RECORDS PROVIDED:
+ + + + + + +

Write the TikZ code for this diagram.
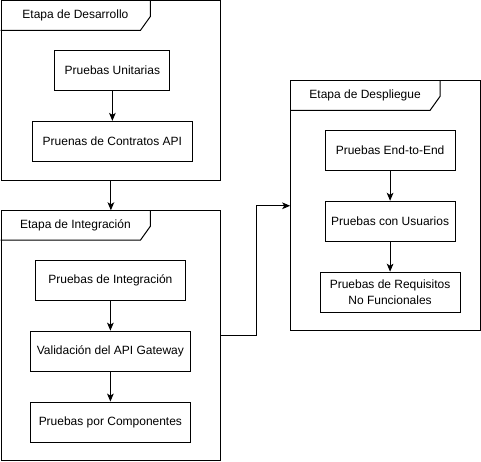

+ + + + + + +

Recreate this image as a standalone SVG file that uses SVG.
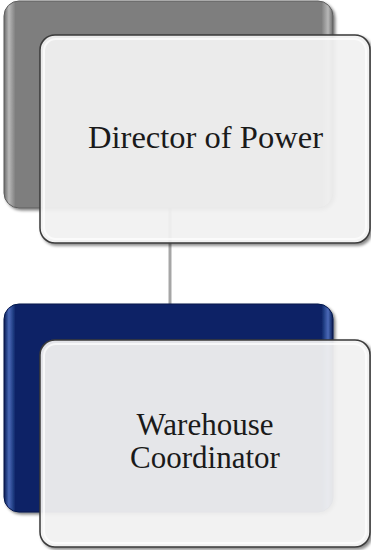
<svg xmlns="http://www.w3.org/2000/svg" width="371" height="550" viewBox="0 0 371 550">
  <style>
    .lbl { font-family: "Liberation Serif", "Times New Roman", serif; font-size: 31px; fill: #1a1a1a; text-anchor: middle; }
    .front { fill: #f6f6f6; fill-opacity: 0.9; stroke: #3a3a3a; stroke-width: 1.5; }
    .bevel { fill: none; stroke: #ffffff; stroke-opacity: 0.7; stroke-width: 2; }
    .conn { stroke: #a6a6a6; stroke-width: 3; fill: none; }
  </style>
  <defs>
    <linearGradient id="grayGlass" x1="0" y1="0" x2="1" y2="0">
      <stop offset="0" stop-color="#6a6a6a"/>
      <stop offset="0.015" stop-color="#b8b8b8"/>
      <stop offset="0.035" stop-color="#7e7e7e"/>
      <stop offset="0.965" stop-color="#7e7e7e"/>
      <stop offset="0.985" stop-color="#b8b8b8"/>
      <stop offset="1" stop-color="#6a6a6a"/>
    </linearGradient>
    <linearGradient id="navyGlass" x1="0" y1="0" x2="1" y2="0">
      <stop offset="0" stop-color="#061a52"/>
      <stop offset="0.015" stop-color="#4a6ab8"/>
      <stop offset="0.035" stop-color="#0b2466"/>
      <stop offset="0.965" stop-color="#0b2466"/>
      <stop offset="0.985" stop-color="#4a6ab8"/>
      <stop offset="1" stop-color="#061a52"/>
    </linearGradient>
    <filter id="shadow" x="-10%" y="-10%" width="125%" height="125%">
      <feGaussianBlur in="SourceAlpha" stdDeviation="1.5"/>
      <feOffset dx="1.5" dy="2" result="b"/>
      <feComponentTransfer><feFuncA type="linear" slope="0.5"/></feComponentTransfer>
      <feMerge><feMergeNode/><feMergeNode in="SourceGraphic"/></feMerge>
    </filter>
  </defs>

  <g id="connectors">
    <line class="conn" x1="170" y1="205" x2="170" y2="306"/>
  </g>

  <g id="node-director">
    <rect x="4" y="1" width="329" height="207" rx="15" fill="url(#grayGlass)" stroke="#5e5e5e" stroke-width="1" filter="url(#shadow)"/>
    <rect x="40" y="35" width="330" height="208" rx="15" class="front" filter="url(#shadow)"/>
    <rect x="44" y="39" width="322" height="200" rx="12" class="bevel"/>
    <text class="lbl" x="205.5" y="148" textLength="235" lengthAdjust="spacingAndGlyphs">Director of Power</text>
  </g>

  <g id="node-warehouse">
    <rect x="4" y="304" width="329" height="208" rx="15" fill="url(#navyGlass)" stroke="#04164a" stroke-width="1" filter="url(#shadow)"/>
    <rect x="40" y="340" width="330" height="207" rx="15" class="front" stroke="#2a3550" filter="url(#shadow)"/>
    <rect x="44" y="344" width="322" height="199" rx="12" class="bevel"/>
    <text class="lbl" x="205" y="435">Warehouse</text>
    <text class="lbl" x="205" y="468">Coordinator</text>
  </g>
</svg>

+ + + + + + +

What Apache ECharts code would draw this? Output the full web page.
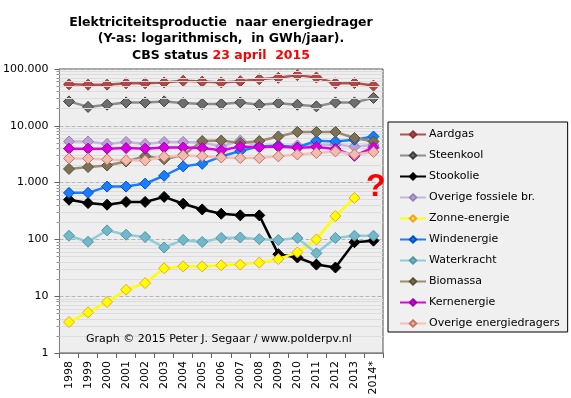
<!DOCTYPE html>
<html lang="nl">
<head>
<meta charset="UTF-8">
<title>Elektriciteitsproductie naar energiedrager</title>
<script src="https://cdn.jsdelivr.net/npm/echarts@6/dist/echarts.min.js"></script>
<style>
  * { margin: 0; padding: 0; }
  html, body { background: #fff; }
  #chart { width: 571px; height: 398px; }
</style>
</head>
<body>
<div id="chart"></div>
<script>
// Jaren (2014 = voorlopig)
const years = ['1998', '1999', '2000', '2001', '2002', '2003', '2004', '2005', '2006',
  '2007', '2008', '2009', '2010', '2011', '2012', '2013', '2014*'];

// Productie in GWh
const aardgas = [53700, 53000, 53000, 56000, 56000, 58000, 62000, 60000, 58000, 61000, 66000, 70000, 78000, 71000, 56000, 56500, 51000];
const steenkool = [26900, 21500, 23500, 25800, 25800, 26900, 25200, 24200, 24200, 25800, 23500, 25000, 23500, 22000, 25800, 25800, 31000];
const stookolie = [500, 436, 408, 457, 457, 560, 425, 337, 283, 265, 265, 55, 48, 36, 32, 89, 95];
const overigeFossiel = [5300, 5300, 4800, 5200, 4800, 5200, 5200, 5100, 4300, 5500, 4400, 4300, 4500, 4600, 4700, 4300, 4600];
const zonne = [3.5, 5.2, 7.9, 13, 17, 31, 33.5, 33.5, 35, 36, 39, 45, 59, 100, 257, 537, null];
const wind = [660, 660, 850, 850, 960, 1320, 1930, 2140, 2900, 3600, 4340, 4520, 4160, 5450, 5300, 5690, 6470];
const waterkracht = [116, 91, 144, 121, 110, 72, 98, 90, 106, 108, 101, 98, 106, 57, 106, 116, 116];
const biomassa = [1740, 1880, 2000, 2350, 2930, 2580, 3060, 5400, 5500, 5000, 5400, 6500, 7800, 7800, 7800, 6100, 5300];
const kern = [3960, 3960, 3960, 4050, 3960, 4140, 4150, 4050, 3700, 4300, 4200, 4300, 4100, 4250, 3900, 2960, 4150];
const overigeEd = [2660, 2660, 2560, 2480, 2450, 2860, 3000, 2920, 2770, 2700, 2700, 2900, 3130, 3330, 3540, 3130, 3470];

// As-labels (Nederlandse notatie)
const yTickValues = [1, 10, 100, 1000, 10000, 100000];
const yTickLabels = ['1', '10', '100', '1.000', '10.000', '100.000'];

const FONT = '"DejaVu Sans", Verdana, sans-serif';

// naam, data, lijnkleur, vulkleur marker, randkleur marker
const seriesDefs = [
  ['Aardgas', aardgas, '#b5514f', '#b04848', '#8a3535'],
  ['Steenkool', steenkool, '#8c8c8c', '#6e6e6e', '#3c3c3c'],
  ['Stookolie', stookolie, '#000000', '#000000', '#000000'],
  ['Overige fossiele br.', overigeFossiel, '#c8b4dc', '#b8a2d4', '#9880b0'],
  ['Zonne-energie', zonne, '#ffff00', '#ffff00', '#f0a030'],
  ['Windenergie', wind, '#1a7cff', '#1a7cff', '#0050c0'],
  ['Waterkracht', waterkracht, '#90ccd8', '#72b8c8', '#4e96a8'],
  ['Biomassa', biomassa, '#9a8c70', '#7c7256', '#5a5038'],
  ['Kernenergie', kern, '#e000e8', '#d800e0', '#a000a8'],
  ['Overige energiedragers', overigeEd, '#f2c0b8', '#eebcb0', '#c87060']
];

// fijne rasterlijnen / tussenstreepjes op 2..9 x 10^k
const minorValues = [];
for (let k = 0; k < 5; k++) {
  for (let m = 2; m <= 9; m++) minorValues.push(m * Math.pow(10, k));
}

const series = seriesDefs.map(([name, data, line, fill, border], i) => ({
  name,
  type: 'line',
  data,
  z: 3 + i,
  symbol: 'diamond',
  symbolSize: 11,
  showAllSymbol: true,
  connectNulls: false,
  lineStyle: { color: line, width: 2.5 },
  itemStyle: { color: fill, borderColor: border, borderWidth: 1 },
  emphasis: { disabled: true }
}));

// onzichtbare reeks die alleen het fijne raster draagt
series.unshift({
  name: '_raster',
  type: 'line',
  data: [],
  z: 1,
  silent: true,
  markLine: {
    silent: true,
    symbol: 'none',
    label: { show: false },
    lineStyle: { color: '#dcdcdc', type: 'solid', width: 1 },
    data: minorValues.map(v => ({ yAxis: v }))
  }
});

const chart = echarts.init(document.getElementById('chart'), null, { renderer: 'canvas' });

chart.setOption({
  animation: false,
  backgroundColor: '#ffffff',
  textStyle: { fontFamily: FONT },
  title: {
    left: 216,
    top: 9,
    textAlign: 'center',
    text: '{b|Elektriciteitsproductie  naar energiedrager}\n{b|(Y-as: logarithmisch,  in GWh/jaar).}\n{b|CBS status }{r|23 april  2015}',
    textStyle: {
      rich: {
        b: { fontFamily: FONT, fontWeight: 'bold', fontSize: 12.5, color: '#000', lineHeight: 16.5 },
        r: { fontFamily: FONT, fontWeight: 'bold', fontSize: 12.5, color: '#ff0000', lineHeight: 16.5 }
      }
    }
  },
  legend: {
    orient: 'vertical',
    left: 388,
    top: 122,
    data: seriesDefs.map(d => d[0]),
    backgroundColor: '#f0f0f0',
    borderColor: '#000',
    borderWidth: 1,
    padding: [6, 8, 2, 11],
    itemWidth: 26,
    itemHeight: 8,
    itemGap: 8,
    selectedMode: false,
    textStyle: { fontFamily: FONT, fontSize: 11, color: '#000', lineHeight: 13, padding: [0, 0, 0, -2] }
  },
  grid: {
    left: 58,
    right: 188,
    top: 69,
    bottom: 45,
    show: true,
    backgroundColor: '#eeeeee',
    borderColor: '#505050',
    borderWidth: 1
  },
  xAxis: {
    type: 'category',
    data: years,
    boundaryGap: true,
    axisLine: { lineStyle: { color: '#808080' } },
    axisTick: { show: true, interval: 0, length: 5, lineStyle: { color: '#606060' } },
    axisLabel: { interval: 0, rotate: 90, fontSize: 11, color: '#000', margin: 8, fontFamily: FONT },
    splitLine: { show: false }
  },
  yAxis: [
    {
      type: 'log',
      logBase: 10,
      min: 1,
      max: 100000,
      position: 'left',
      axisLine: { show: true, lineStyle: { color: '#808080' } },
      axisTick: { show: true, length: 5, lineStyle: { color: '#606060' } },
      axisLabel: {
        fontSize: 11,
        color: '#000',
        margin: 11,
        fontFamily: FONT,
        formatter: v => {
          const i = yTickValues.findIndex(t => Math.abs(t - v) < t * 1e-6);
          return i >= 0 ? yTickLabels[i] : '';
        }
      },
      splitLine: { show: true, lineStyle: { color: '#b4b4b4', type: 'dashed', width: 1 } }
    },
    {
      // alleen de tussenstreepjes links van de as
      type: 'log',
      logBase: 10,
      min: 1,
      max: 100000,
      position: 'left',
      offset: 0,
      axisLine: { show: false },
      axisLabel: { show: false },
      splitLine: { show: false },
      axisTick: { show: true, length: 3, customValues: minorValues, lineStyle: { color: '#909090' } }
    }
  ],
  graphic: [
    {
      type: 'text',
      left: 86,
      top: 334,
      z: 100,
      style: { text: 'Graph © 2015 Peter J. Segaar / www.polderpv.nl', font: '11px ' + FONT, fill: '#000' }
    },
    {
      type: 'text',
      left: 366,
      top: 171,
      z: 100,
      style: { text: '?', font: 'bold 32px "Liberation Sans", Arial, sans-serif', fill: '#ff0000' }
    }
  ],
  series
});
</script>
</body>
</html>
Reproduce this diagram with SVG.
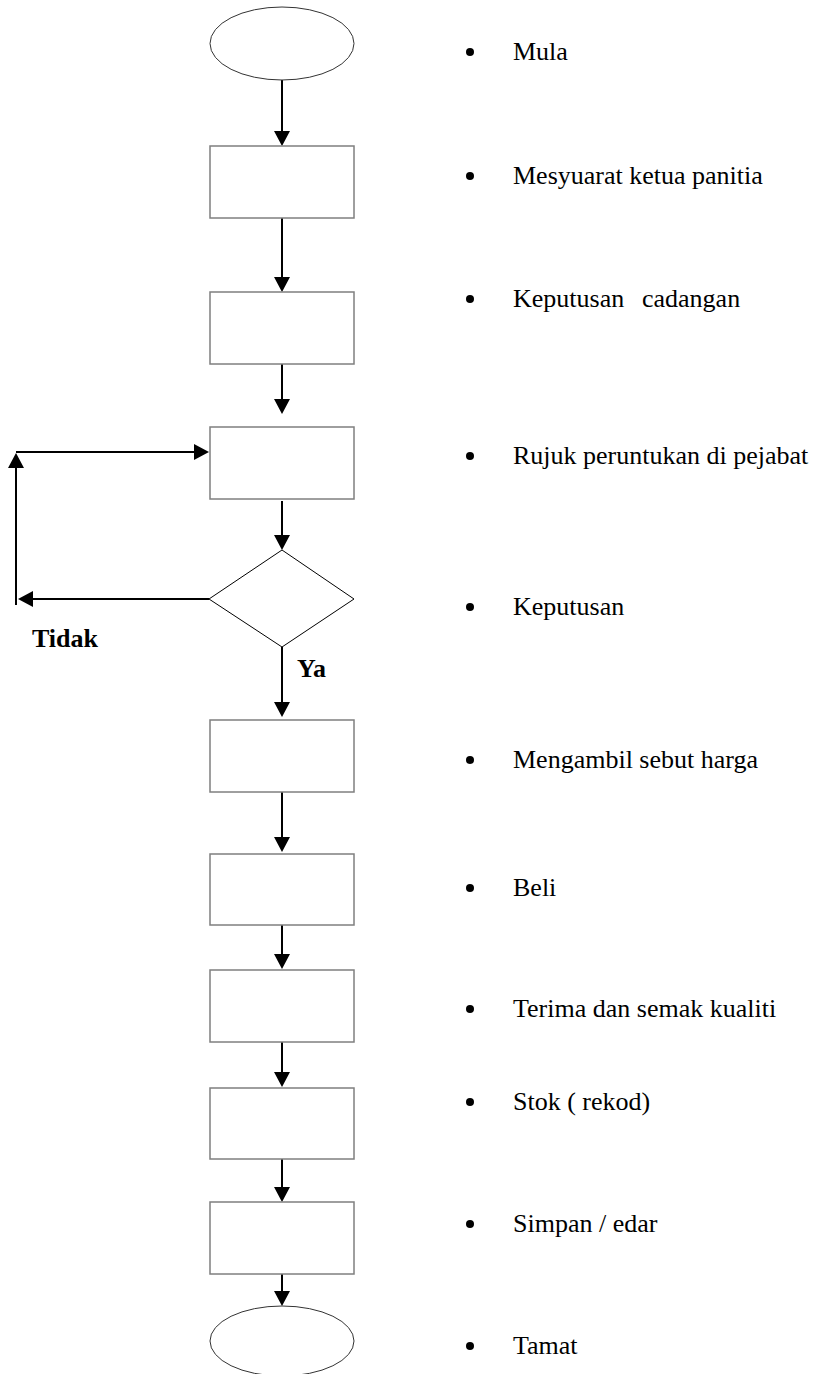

+ + + + + + +

WHAT NEEDS TO BE DONE: Show every line that contains the word "code".

SOLUTION FOR THIS PROBLEM:
Write the TikZ code for this diagram.
What Apache ECharts code would draw this? Output the full web page.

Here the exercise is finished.